WRITTEN TASK :: Quote only the span from the first line of the entries to the line containing "text_color = '#2b2b2b'", both ends kept. Leave every picture out.
--- Begin EXTRACTED ENTRIES ---
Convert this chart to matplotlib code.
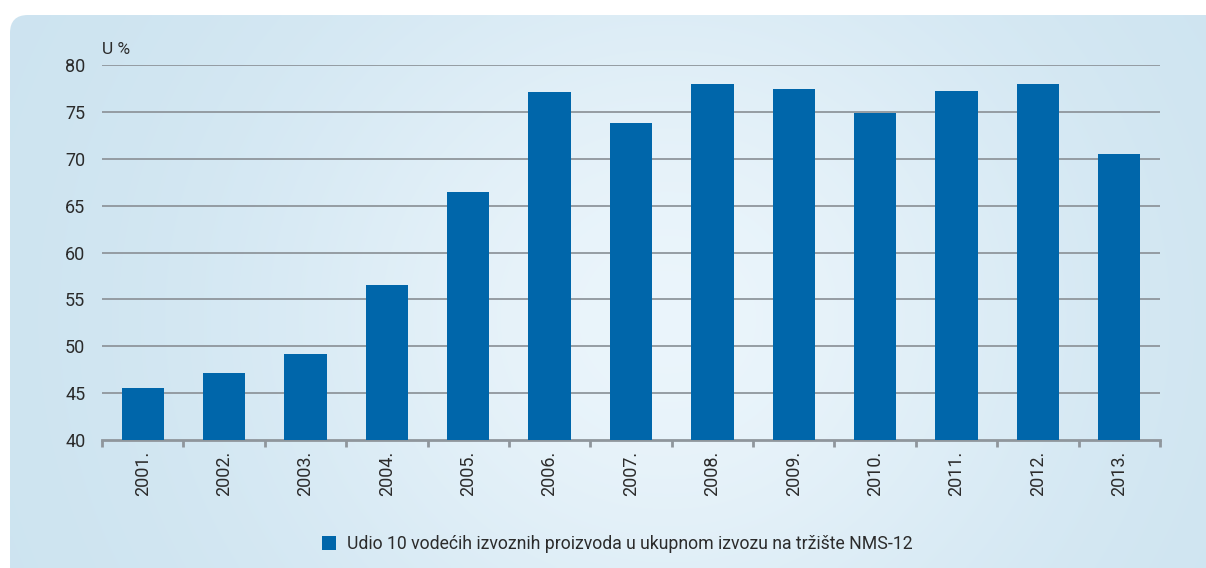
import matplotlib.pyplot as plt
import numpy as np
from matplotlib.patches import FancyBboxPatch

plt.rcParams['font.family'] = ['Roboto', 'DejaVu Sans']

years = ['2001.', '2002.', '2003.', '2004.', '2005.', '2006.', '2007.',
         '2008.', '2009.', '2010.', '2011.', '2012.', '2013.']
share = [45.5, 47.2, 49.2, 56.5, 66.4, 77.1, 73.8, 78.0, 77.4, 74.9, 77.2, 78.0, 70.5]
legend_label = 'Udio 10 vodećih izvoznih proizvoda u ukupnom izvozu na tržište NMS-12'

bar_color = '#0066aa'
grid_color = '#8f969c'
text_color = '#2b2b2b'

fig = plt.figure(figsize=(12.06, 5.68), dpi=100)
fig.patch.set_facecolor('white')

# background panel with soft gradient and rounded top-left corner
bg = fig.add_axes([0, 0, 1, 1], zorder=0)
bg.set_xlim(0, 1206)
bg.set_ylim(568, 0)
bg.axis('off')
gx = np.linspace(0, 1, 300)
gy = np.linspace(0, 1, 150)
X, Y = np.meshgrid(gx, gy)
d = np.exp(-((X - 0.55) ** 2) / 0.12 - ((Y - 0.55) ** 2) / 0.5)
c_edge = np.array([0.80, 0.89, 0.94])
c_mid = np.array([0.92, 0.96, 0.985])
img = c_edge[None, None, :] * (1 - d[..., None]) + c_mid[None, None, :] * d[..., None]
panel = FancyBboxPatch((10, 15), 1260, 620, boxstyle='round,pad=0,rounding_size=18',
                       facecolor='none', edgecolor='none')
bg.add_patch(panel)
im = bg.imshow(img, extent=(10, 1206, 568, 15), aspect='auto', interpolation='bilinear')
im.set_clip_path(panel)

ax = fig.add_axes([102 / 1206, 1 - 440 / 568, (1160 - 102) / 1206, (440 - 65) / 568], zorder=1)
ax.patch.set_alpha(0)

x = np.arange(len(years))
ax.bar(x, [v - 40 for v in share], bottom=40, width=0.52, color=bar_color, zorder=3,
       label=legend_label)

ax.set_xlim(-0.5, len(years) - 0.5)
ax.set_ylim(40, 80)
ax.set_yticks(range(40, 81, 5))
for yv in range(45, 81, 5):
    ax.axhline(yv, color=grid_color, lw=1.3, zorder=1)

for s in ['top', 'right', 'left']:
    ax.spines[s].set_visible(False)
ax.spines['bottom'].set_color(grid_color)
ax.spines['bottom'].set_linewidth(2)

ax.set_xticks(np.arange(-0.5, len(years), 1))
ax.set_xticklabels([])
ax.set_xticks(x, minor=True)
ax.set_xticklabels(years, minor=True, rotation=90, fontsize=13, color=text_color)
ax.tick_params(axis='x', which='major', length=5, width=2, color=grid_color, direction='out')
ax.tick_params(axis='x', which='minor', length=0, pad=8)
ax.tick_params(axis='y', length=0, labelsize=13, labelcolor=text_color, pad=12)

ax.text(0.0, 1.022, 'U %', transform=ax.transAxes, fontsize=12.5, color=text_color,
        ha='left', va='bottom')

leg = fig.legend(loc='center', bbox_to_anchor=(617 / 1206, 1 - 544 / 568), frameon=False,
                 fontsize=12.7, handlelength=0.8, handleheight=0.8, handletextpad=0.6)
for t in leg.get_texts():
    t.set_color(text_color)

fig.savefig('out.png', dpi=100, facecolor='white')
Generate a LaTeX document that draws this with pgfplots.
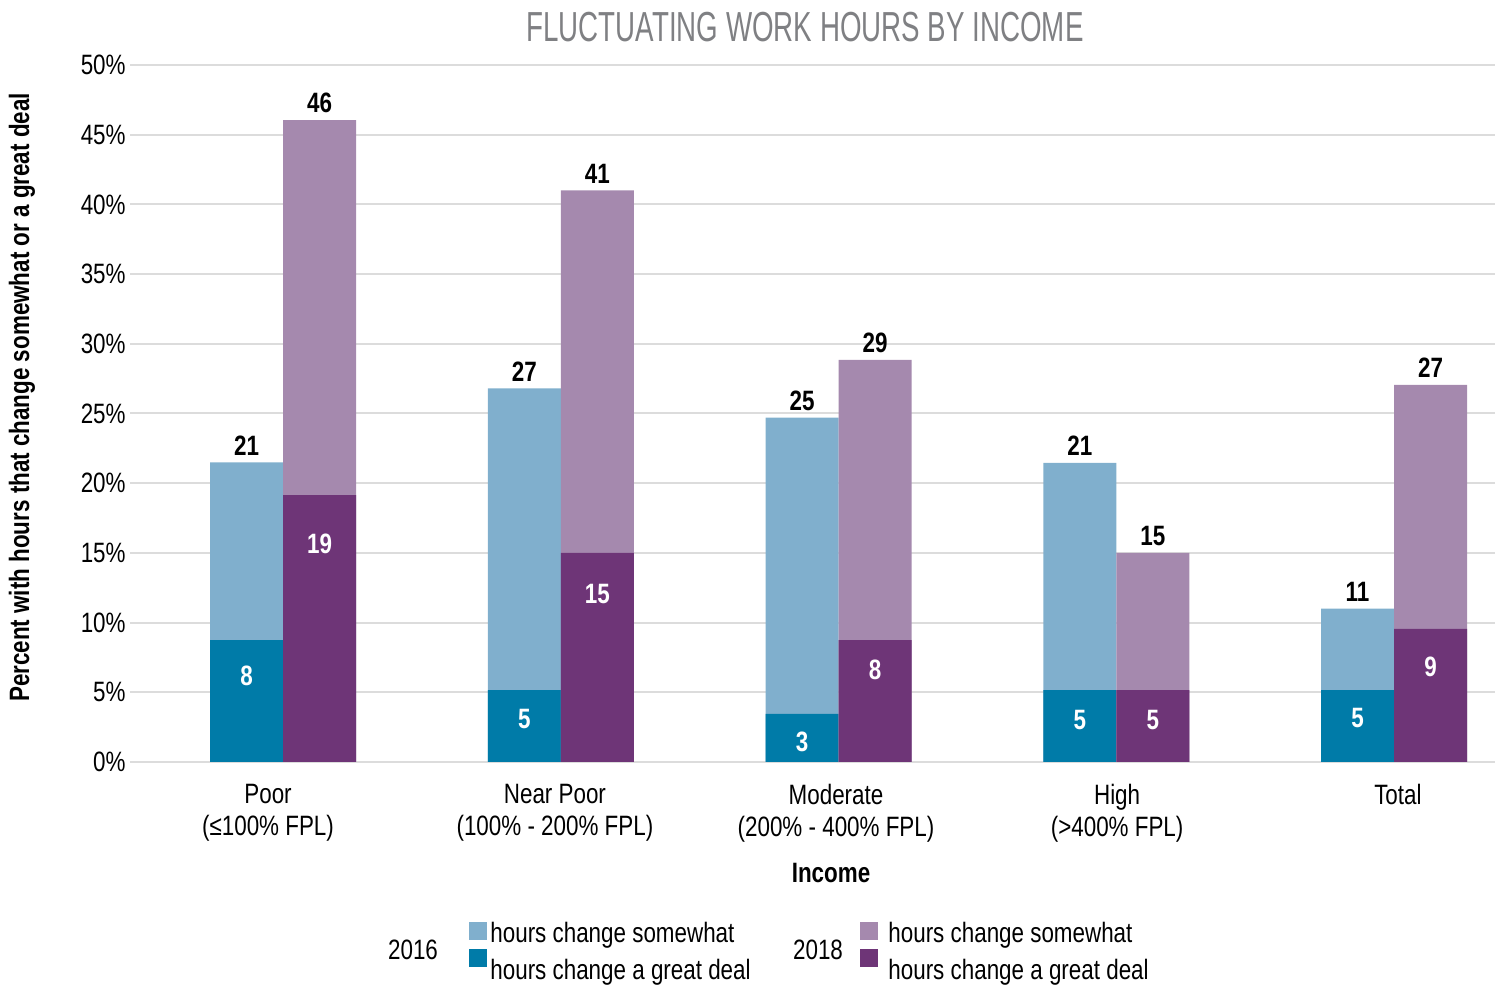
\documentclass[border=0pt]{standalone}
\usepackage{fontspec}
\setmainfont{Liberation Sans}[FakeStretch=0.8]
\newfontfamily\titlefont{Liberation Sans}[FakeStretch=0.66]
\usepackage{pgfplots}
\pgfplotsset{compat=1.18}
\definecolor{lblue}{HTML}{80AFCD}
\definecolor{dblue}{HTML}{007BA8}
\definecolor{lpurp}{HTML}{A589AE}
\definecolor{dpurp}{HTML}{6E3577}
\definecolor{gridgray}{HTML}{DCDCDC}
\definecolor{titlegray}{HTML}{7F8083}
\begin{document}
\begin{tikzpicture}
\useasboundingbox (0,0) rectangle (751pt,492pt);
\begin{axis}[
  at={(65pt,111pt)}, anchor=south west,
  scale only axis, width=682.5pt, height=348.5pt,
  xmin=-0.5509, xmax=4.3636, ymin=0, ymax=50,
  axis line style={draw=none},
  major tick length=0pt,
  ytick={0,5,...,50},
  yticklabel={\pgfmathprintnumber{\tick}\%},
  yticklabel style={font=\fontsize{14}{16}\selectfont, inner sep=0pt, xshift=-2pt},
  /pgf/number format/assume math mode=true,
  ymajorgrids, grid style={gridgray, line width=1pt},
  xtick={-0.054,0.979,1.991,3.003,4.014},
  xticklabels={{Poor\\(≤100\% FPL)},{Near Poor\\(100\% - 200\% FPL)},{Moderate\\(200\% - 400\% FPL)},{High\\(>400\% FPL)},{Total}},
  xticklabel style={align=center, anchor=north, inner sep=0pt, yshift=-11pt, font=\fontsize{14}{16}\selectfont},
  clip=false,
]
% 2016 total (somewhat + great deal)
\addplot[ybar, bar width=0.2628, bar shift=0pt, fill=lblue, draw=none,
  nodes near coords, point meta=explicit symbolic,
  every node near coord/.style={anchor=center, yshift=8.5pt, text=black, font=\bfseries\fontsize{14}{16}\selectfont}]
  coordinates {(-0.1314,21.5)[21] (0.8686,26.8)[27] (1.8686,24.7)[25] (2.8686,21.45)[21] (3.8686,11.0)[11]};
% 2016 great deal
\addplot[ybar, bar width=0.2628, bar shift=0pt, fill=dblue, draw=none]
  coordinates {(-0.1314,8.75) (0.8686,5.15) (1.8686,3.45) (2.8686,5.15) (3.8686,5.15)};
% 2018 total
\addplot[ybar, bar width=0.2628, bar shift=0pt, fill=lpurp, draw=none,
  nodes near coords, point meta=explicit symbolic,
  every node near coord/.style={anchor=center, yshift=8.5pt, text=black, font=\bfseries\fontsize{14}{16}\selectfont}]
  coordinates {(0.1314,46.05)[46] (1.1314,41.0)[41] (2.1314,28.85)[29] (3.1314,15.0)[15] (4.1314,27.05)[27]};
% 2018 great deal
\addplot[ybar, bar width=0.2628, bar shift=0pt, fill=dpurp, draw=none]
  coordinates {(0.1314,19.15) (1.1314,15.0) (2.1314,8.75) (3.1314,5.15) (4.1314,9.55)};
% white labels inside great-deal bars
\addplot[draw=none, mark=none, nodes near coords, point meta=explicit symbolic,
  every node near coord/.style={anchor=center, text=white, font=\bfseries\fontsize{14}{16}\selectfont}]
  coordinates {(-0.1314,6.17)[8] (0.8686,3.08)[5] (1.8686,1.43)[3] (2.8686,3.0)[5] (3.8686,3.16)[5]
               (0.1314,15.64)[19] (1.1314,12.05)[15] (2.1314,6.6)[8] (3.1314,3.0)[5] (4.1314,6.8)[9]};
\end{axis}
% title
\node[text=titlegray, font=\titlefont\fontsize{21}{24}\selectfont] at (402.5pt,478.5pt) {FLUCTUATING WORK HOURS BY INCOME};
% y label
\node[rotate=90, font=\bfseries\fontsize{14}{16}\selectfont] at (11pt,293.25pt) {Percent with hours that change somewhat or a great deal};
% x label
\node[font=\bfseries\fontsize{14}{16}\selectfont] at (415.5pt,55.5pt) {Income};
% legend
\node[font=\fontsize{14}{16}\selectfont] at (206.5pt,17pt) {2016};
\fill[lblue] (234.5pt,22pt) rectangle (243.5pt,31pt);
\fill[dblue] (234.5pt,8.5pt) rectangle (243.5pt,17.5pt);
\node[anchor=west, inner sep=0pt, font=\fontsize{14}{16}\selectfont] at (245pt,24.5pt) {hours change somewhat};
\node[anchor=west, inner sep=0pt, font=\fontsize{14}{16}\selectfont] at (245pt,6pt) {hours change a great deal};
\node[font=\fontsize{14}{16}\selectfont] at (409pt,17pt) {2018};
\fill[lpurp] (430pt,22pt) rectangle (439pt,31pt);
\fill[dpurp] (430pt,8.5pt) rectangle (439pt,17.5pt);
\node[anchor=west, inner sep=0pt, font=\fontsize{14}{16}\selectfont] at (444pt,24.5pt) {hours change somewhat};
\node[anchor=west, inner sep=0pt, font=\fontsize{14}{16}\selectfont] at (444pt,6pt) {hours change a great deal};
\end{tikzpicture}
\end{document}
--- End EXTRACTED ENTRIES ---
THE REPLY ::
Convert this chart to matplotlib code.
import matplotlib.pyplot as plt
import numpy as np
from matplotlib.patches import FancyBboxPatch

plt.rcParams['font.family'] = ['Roboto', 'DejaVu Sans']

years = ['2001.', '2002.', '2003.', '2004.', '2005.', '2006.', '2007.',
         '2008.', '2009.', '2010.', '2011.', '2012.', '2013.']
share = [45.5, 47.2, 49.2, 56.5, 66.4, 77.1, 73.8, 78.0, 77.4, 74.9, 77.2, 78.0, 70.5]
legend_label = 'Udio 10 vodećih izvoznih proizvoda u ukupnom izvozu na tržište NMS-12'

bar_color = '#0066aa'
grid_color = '#8f969c'
text_color = '#2b2b2b'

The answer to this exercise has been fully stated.